How can our attorney general justify requesting the inquiring magistrate’s original signature on each one of the over 600,000 pages of his report and attachments, other than as a blatant foot-dragging exercise?
And, then, when these signatures are provided, sending everything back because she wanted the signatures on both sides of the pages – another 600,000+ signatures.
Then when this red tape request was acceded to, something else happened.
Notwithstanding the results of the investigation by the foreign forensic accounting experts commissioned by the court and notwithstanding the clear direction given by the inquiring magistrate to prosecute six people in connection with the alleged crimes committed under the Pilatus umbrella, a nolle prosequi was signed by the attorney general.
To be quite honest, I had to ask some lawyer friends of mine exactly what this is and they explained that, in effect, it was a decision not to prosecute – a pardon before the trial.

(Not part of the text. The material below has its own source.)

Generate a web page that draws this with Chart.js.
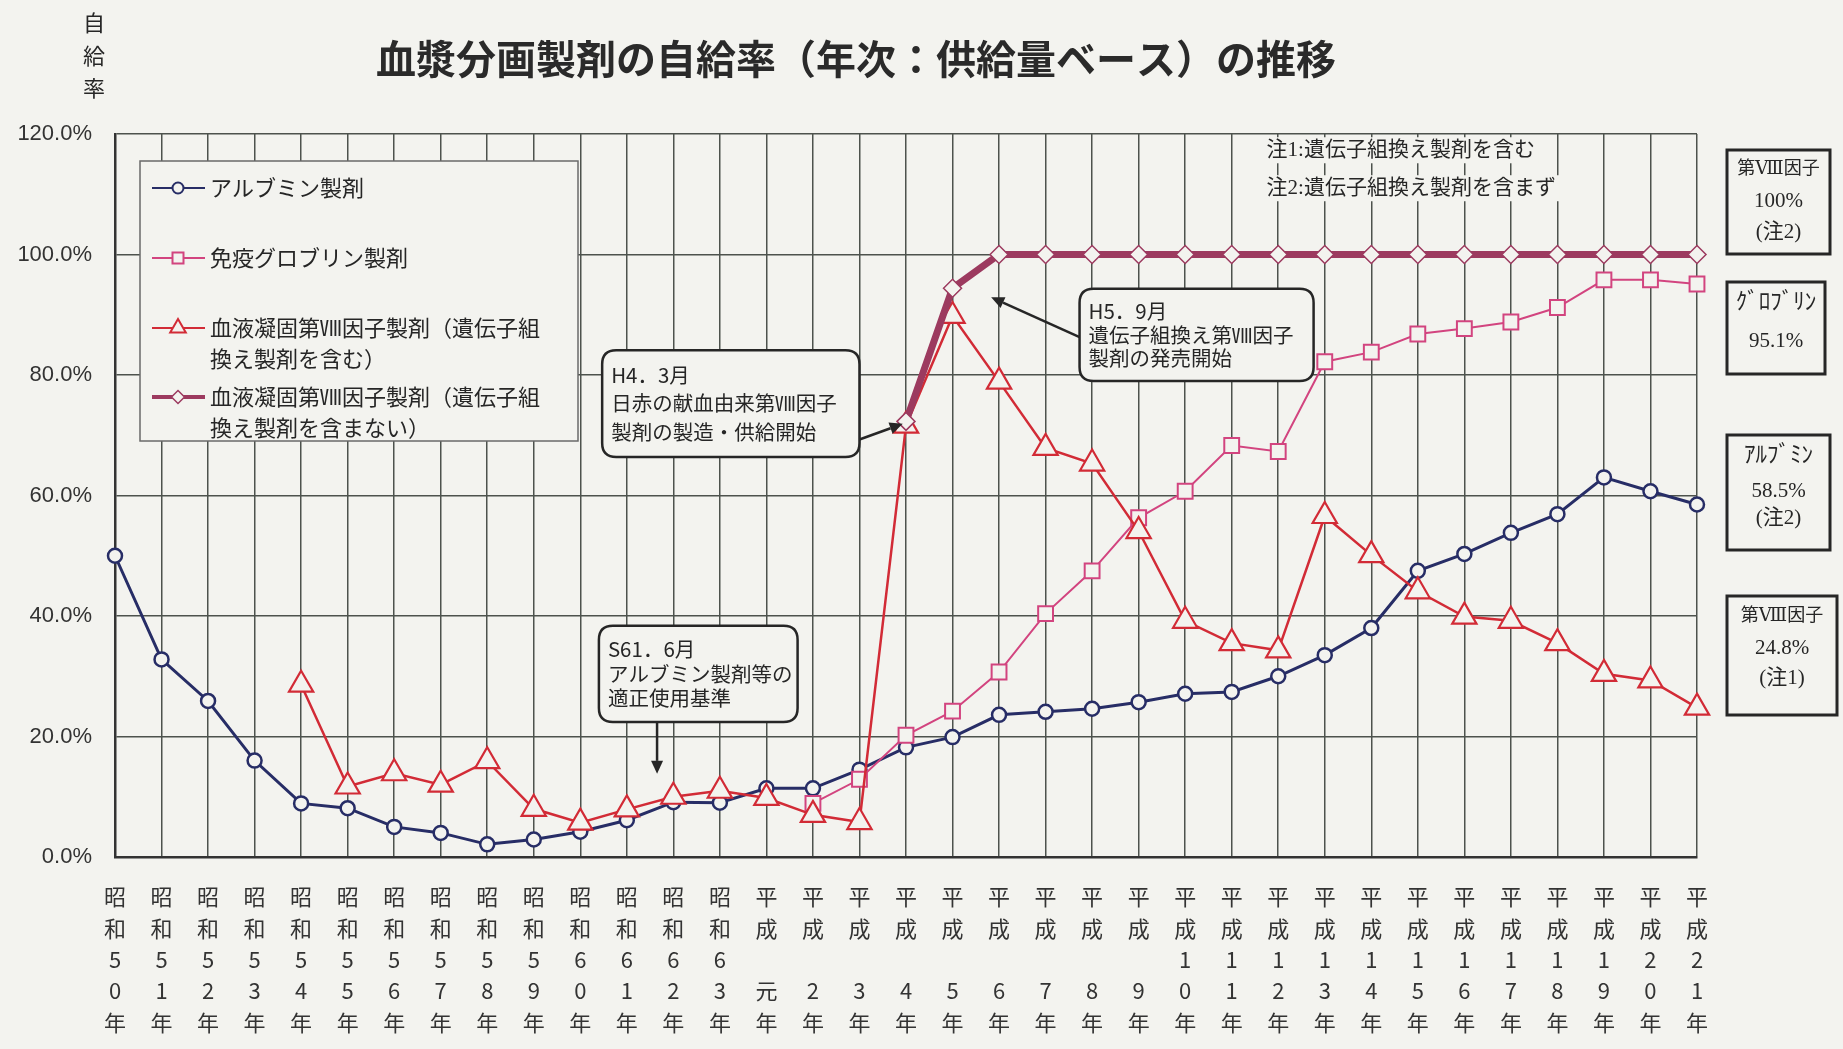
<!DOCTYPE html>
<html><head><meta charset="utf-8">
<script src="https://cdn.jsdelivr.net/npm/chart.js@4.4.0/dist/chart.umd.min.js"></script>
<style>
html,body{margin:0;padding:0;background:#f3f3ef;}
canvas{display:block;}
</style></head><body>
<canvas id="c" width="1843" height="1049"></canvas>
<script>
// ---------- data ----------
const categories = ['昭和50年','昭和51年','昭和52年','昭和53年','昭和54年','昭和55年','昭和56年','昭和57年','昭和58年','昭和59年','昭和60年','昭和61年','昭和62年','昭和63年',
  '平成元年','平成2年','平成3年','平成4年','平成5年','平成6年','平成7年','平成8年','平成9年','平成10年','平成11年','平成12年','平成13年','平成14年','平成15年','平成16年','平成17年','平成18年','平成19年','平成20年','平成21年'];
const albumin = [50.0,32.8,25.9,16.0,8.9,8.1,5.0,4.0,2.1,2.9,4.2,6.1,9.1,9.0,
  11.4,11.4,14.5,18.2,19.9,23.6,24.1,24.6,25.7,27.1,27.4,30.0,33.5,38.0,47.5,50.3,53.8,56.9,63.0,60.7,58.5];
const globulin = [null,null,null,null,null,null,null,null,null,null,null,null,null,null,
  null,8.9,12.9,20.2,24.2,30.7,40.4,47.5,56.3,60.7,68.3,67.3,82.2,83.8,86.8,87.7,88.8,91.2,95.8,95.8,95.1];
const factor8Incl = [null,null,null,null,28.6,11.7,13.9,12.0,15.9,8.0,5.7,7.9,10.0,11.0,
  9.8,7.0,5.8,71.6,89.8,78.9,67.9,65.3,54.1,39.2,35.5,34.3,56.6,50.1,44.1,39.9,39.2,35.5,30.4,29.3,24.8];
const factor8Excl = [null,null,null,null,null,null,null,null,null,null,null,null,null,null,
  null,null,null,72.3,94.4,100,100,100,100,100,100,100,100,100,100,100,100,100,100,100,100];
const seriesNames = ['アルブミン製剤','免疫グロブリン製剤','血液凝固第Ⅷ因子製剤（遺伝子組換え製剤を含む）','血液凝固第Ⅷ因子製剤（遺伝子組換え製剤を含まない）'];
const yMin = 0, yMax = 120, yStep = 20;
const titleText = '血漿分画製剤の自給率（年次：供給量ベース）の推移';
const yTitle = '自給率';
const notes = ['注1:遺伝子組換え製剤を含む','注2:遺伝子組換え製剤を含まず'];
const sideBoxes = [['第Ⅷ因子','100%','(注2)'],['ｸﾞﾛﾌﾞﾘﾝ','95.1%'],['ｱﾙﾌﾞﾐﾝ','58.5%','(注2)'],['第Ⅷ因子','24.8%','(注1)']];
const callouts = [
  {lines:['S61．6月','アルブミン製剤等の','適正使用基準']},
  {lines:['H4．3月','日赤の献血由来第Ⅷ因子','製剤の製造・供給開始']},
  {lines:['H5．9月','遺伝子組換え第Ⅷ因子','製剤の発売開始']}
];

// ---------- styling ----------
const BG = '#f3f3ef';
const GRID = '#4d524d';
const INK = '#262626';
const CJK = '"Noto Sans CJK JP","Noto Sans",sans-serif';
const SERIF = '"Liberation Serif","DejaVu Serif","Noto Sans CJK JP",serif';
const C_ALB = '#272d66', C_GLO = '#d2447f', C_F8 = '#d22b36', C_F8X = '#9c3a5f';

function stackLabel(s){
  const era = s.slice(0,2);
  const num = s.slice(2, s.length-1);
  const d = num.length === 1 ? ['', num] : [num[0], num[1]];
  return [era[0], era[1], d[0], d[1], '年'];
}

function roundRect(ctx,x,y,w,h,r){
  ctx.beginPath();
  ctx.moveTo(x+r,y);ctx.lineTo(x+w-r,y);ctx.quadraticCurveTo(x+w,y,x+w,y+r);
  ctx.lineTo(x+w,y+h-r);ctx.quadraticCurveTo(x+w,y+h,x+w-r,y+h);
  ctx.lineTo(x+r,y+h);ctx.quadraticCurveTo(x,y+h,x,y+h-r);
  ctx.lineTo(x,y+r);ctx.quadraticCurveTo(x,y,x+r,y);ctx.closePath();
}
function arrow(ctx,x1,y1,x2,y2){
  ctx.save();
  ctx.strokeStyle = INK; ctx.fillStyle = INK; ctx.lineWidth = 2.5;
  const a = Math.atan2(y2-y1,x2-x1), L = 13, W = 6;
  const bx = x2 - Math.cos(a)*L, by = y2 - Math.sin(a)*L;
  ctx.beginPath(); ctx.moveTo(x1,y1); ctx.lineTo(bx,by); ctx.stroke();
  ctx.beginPath(); ctx.moveTo(x2,y2);
  ctx.lineTo(bx - Math.sin(a)*W, by + Math.cos(a)*W);
  ctx.lineTo(bx + Math.sin(a)*W, by - Math.cos(a)*W);
  ctx.closePath(); ctx.fill();
  ctx.restore();
}
function marker(ctx,style,x,y,r,color,lw){
  ctx.save(); ctx.strokeStyle = color; ctx.fillStyle = BG; ctx.lineWidth = lw;
  ctx.beginPath();
  if (style==='circle'){ ctx.arc(x,y,r,0,Math.PI*2); }
  else if (style==='rect'){ ctx.rect(x-r,y-r,2*r,2*r); }
  else if (style==='triangle'){ ctx.moveTo(x,y-r); ctx.lineTo(x+r*0.866,y+r*0.5); ctx.lineTo(x-r*0.866,y+r*0.5); ctx.closePath(); }
  else if (style==='rectRot'){ ctx.moveTo(x,y-r); ctx.lineTo(x+r,y); ctx.lineTo(x,y+r); ctx.lineTo(x-r,y); ctx.closePath(); }
  ctx.fill(); ctx.stroke(); ctx.restore();
}

const deco = {
  id: 'deco',
  beforeDraw(chart){
    const ctx = chart.ctx; ctx.save(); ctx.fillStyle = BG; ctx.fillRect(0,0,chart.width,chart.height); ctx.restore();
  },
  afterDatasetsDraw(chart){
    const ctx = chart.ctx, ca = chart.chartArea;
    const X = chart.scales.x, Y = chart.scales.y;
    const px = v => X.getPixelForValue(v), py = v => Y.getPixelForValue(v);
    // legend box
    const L = ca.left + 25, T = ca.top + 27, W = 438, H = 280;
    ctx.save();
    ctx.fillStyle = BG; ctx.fillRect(L,T,W,H);
    ctx.strokeStyle = '#6a6a6a'; ctx.lineWidth = 1.5; ctx.strokeRect(L,T,W,H);
    const items = [
      {c:C_ALB, s:'circle', r:5.5, lw:2, blw:2, lines:[seriesNames[0]], y:27},
      {c:C_GLO, s:'rect', r:5.5, lw:2, blw:2, lines:[seriesNames[1]], y:97},
      {c:C_F8, s:'triangle', r:9, lw:2, blw:2, lines:['血液凝固第Ⅷ因子製剤（遺伝子組','換え製剤を含む）'], y:167},
      {c:C_F8X, s:'rectRot', r:6.5, lw:1.5, blw:4, lines:['血液凝固第Ⅷ因子製剤（遺伝子組','換え製剤を含まない）'], y:236}
    ];
    items.forEach(it => {
      const yy = T + it.y;
      ctx.strokeStyle = it.c; ctx.lineWidth = it.blw;
      ctx.beginPath(); ctx.moveTo(L+12,yy); ctx.lineTo(L+65,yy); ctx.stroke();
      marker(ctx,it.s,L+38,yy,it.r,it.c,it.lw);
      ctx.fillStyle = INK; ctx.font = '22px '+CJK; ctx.textBaseline = 'middle'; ctx.textAlign = 'left';
      it.lines.forEach((t,k) => ctx.fillText(t, L+70, yy + k*31));
    });
    // notes (top right inside plot)
    ctx.font = '21px '+SERIF; ctx.textBaseline = 'middle'; ctx.textAlign = 'left';
    const nx = px(24.75);
    [py(117.3), py(111.0)].forEach((yy,k) => {
      const w = ctx.measureText(notes[k]).width;
      ctx.fillStyle = BG; ctx.fillRect(nx-4, yy-13, w+8, 26);
      ctx.fillStyle = INK; ctx.fillText(notes[k], nx, yy);
    });
    // callouts
    const boxes = [
      {b:[10.4,38.4,14.67,22.4], a:[11.65,22.4,11.65,13.8]},
      {b:[10.47,84.1,16.0,66.4], a:[16.0,69.3,16.93,71.9]},
      {b:[20.73,94.3,25.76,79.0], a:[20.73,86.3,18.83,92.9]}
    ];
    boxes.forEach((bx,k) => {
      const x1 = px(bx.b[0]), y1 = py(bx.b[1]), x2 = px(bx.b[2]), y2 = py(bx.b[3]);
      arrow(ctx, px(bx.a[0]), py(bx.a[1]), px(bx.a[2]), py(bx.a[3]));
      roundRect(ctx, x1, y1, x2-x1, y2-y1, 14);
      ctx.fillStyle = BG; ctx.fill();
      ctx.strokeStyle = INK; ctx.lineWidth = 2.5; ctx.stroke();
      ctx.fillStyle = INK; ctx.font = '20.5px '+CJK; ctx.textAlign = 'left'; ctx.textBaseline = 'middle';
      const lh = (y2-y1-22)/3;
      callouts[k].lines.forEach((t,j) => ctx.fillText(t, x1+9, y1 + 11 + lh*(j+0.5)));
    });
    ctx.restore();
  },
  afterDraw(chart){
    const ctx = chart.ctx, ca = chart.chartArea;
    ctx.save();
    // title
    ctx.fillStyle = '#2a2a2a'; ctx.font = 'bold 40px '+CJK; ctx.textAlign = 'center'; ctx.textBaseline = 'middle';
    ctx.fillText(titleText, 856, 59);
    // y title stacked
    ctx.font = '22px '+CJK; ctx.fillStyle = INK;
    [...yTitle].forEach((ch,k) => ctx.fillText(ch, 94, 23 + k*32.5));
    // side boxes
    const sb = [
      {y:[150,254], ly:[169,201,232], w:103, f0:18},
      {y:[282,374], ly:[303,341], w:98, f0:23},
      {y:[435,550], ly:[456,491,518], w:103, f0:23},
      {y:[596,715], ly:[616,648,678], w:110, f0:18}
    ];
    const bxL = ca.right + 30;
    sb.forEach((b,k) => {
      ctx.fillStyle = BG; ctx.fillRect(bxL, b.y[0], b.w, b.y[1]-b.y[0]);
      ctx.strokeStyle = INK; ctx.lineWidth = 3; ctx.strokeRect(bxL, b.y[0], b.w, b.y[1]-b.y[0]);
      ctx.fillStyle = INK; ctx.textAlign = 'center'; ctx.textBaseline = 'middle';
      sideBoxes[k].forEach((t,j) => {
        ctx.font = (j === 0 ? b.f0 + 'px ' : '21px ') + SERIF;
        ctx.fillText(t, bxL + b.w/2, b.ly[j]);
      });
    });
    ctx.restore();
  }
};

const ptBg = BG;
new Chart(document.getElementById('c'), {
  type: 'line',
  data: {
    labels: categories.map(stackLabel),
    datasets: [
      {label: seriesNames[3], data: factor8Excl, order: 0, borderColor: C_F8X, borderWidth: 7,
        pointStyle: 'rectRot', pointRadius: 9, pointBorderWidth: 1.5, pointBorderColor: C_F8X, pointBackgroundColor: ptBg, tension: 0},
      {label: seriesNames[2], data: factor8Incl, order: 1, borderColor: C_F8, borderWidth: 2.5,
        pointStyle: 'triangle', pointRadius: 14, pointBorderWidth: 2.2, pointBorderColor: C_F8, pointBackgroundColor: ptBg, tension: 0},
      {label: seriesNames[1], data: globulin, order: 2, borderColor: C_GLO, borderWidth: 2,
        pointStyle: 'rect', pointRadius: 10.5, pointBorderWidth: 2, pointBorderColor: C_GLO, pointBackgroundColor: ptBg, tension: 0},
      {label: seriesNames[0], data: albumin, order: 3, borderColor: C_ALB, borderWidth: 3,
        pointStyle: 'circle', pointRadius: 7, pointBorderWidth: 2.5, pointBorderColor: C_ALB, pointBackgroundColor: ptBg, tension: 0}
    ]
  },
  options: {
    responsive: false,
    animation: false,
    events: [],
    layout: {padding: {left: 0, right: 146, top: 134, bottom: 0}},
    plugins: {legend: {display: false}, tooltip: {enabled: false}, title: {display: false}},
    scales: {
      x: {
        type: 'category', offset: false,
        grid: {color: GRID, lineWidth: 1.5, drawTicks: false},
        border: {color: '#333', width: 2.5},
        ticks: {autoSkip: false, maxRotation: 0, minRotation: 0, padding: 24, color: '#333',
          font: {family: CJK, size: 22, lineHeight: 1.43}},
        afterFit(s){ s.height = 192; }
      },
      y: {
        min: yMin, max: yMax,
        grid: {color: GRID, lineWidth: 1.5, drawTicks: false},
        border: {color: '#333', width: 2.5},
        ticks: {stepSize: yStep, padding: 23, color: '#333',
          font: {family: '"Liberation Sans",Arial,sans-serif', size: 22},
          callback: v => v.toFixed(1) + '%'},
        afterFit(s){ s.width = 115; }
      }
    }
  },
  plugins: [deco]
});
</script>
</body></html>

That way, a trial was to be avoided at all costs, so the pardon had to be issued before to prevent this.
Incidentally, just a few months before, that same attorney general had requested arrest warrants to be issued against those two people that she had now decided not to prosecute.
Having done this, the police were ordered to work all night long in order to justify this decision, retrospectively.
In my humble view, the police are there to work to dig up evidence about criminal behaviour in order to prosecute and not to go to extra lengths to find excuses not to. That would be so in a normal country, however, and Malta has become anything but normal.
Books have changed the world for the better, in spite of tyrants’ worst efforts- Eddie Aquilina
Reading the book, I was at first plagued by feelings of despair. After all, in the face of such institutional role-reversal, how could one hope that we could ever return to a semblance of normality?
The book had not materialised from thin air. It had been written by one courageous individual, Aquilina, who had been fed information by public officials who still believe in a sense of right and wrong. That gave me hope.
After all, history has shown us over and over again that the pen is mightier than the sword.
As I am writing this piece, I have just bought another book, this time relating the truth behind the whole Vitals-Steward fraudulent deal and these two books are now battling it out in my mind for the title of talking about the most corrupt events that have taken place since 2013.
In this atmosphere of public broadcasting repression, a book is a lasting document one can read in one’s own time and absorb its information slowly and rationally. This is a new yet traditional and time-tested, way of disseminating the truth.
Michael Foot, the British politician who served as opposition leader and Labour Party leader from 1980 to 1983, in the foreword to his book, The Pen and the Sword wrote that “Jonathan Swift has been called ‘the prince of journalists’”.
Aquilina has surely laid his own claim to that title with his bold publication that flies in the face of all attempts to keep the truth from us.
The prime minister saw fit to mock books, glorifying ignorance because it suits his purpose. Many have been those in the past who have attacked the wisdom and knowledge to be found in between pages.
There were those who publicly burnt books and destroyed whole libraries.
The prime minister’s words seem to be a step down that path.
He would do well to think twice and to learn from the lessons of history. Books have changed the world for the better, in spite of tyrants’ worst efforts.
Aquilina’s book is an eye-opener and I ended up the richer for having read it. However, I again borrow another sentence from Foot’s foreword, the concluding one: “… let the reader judge”.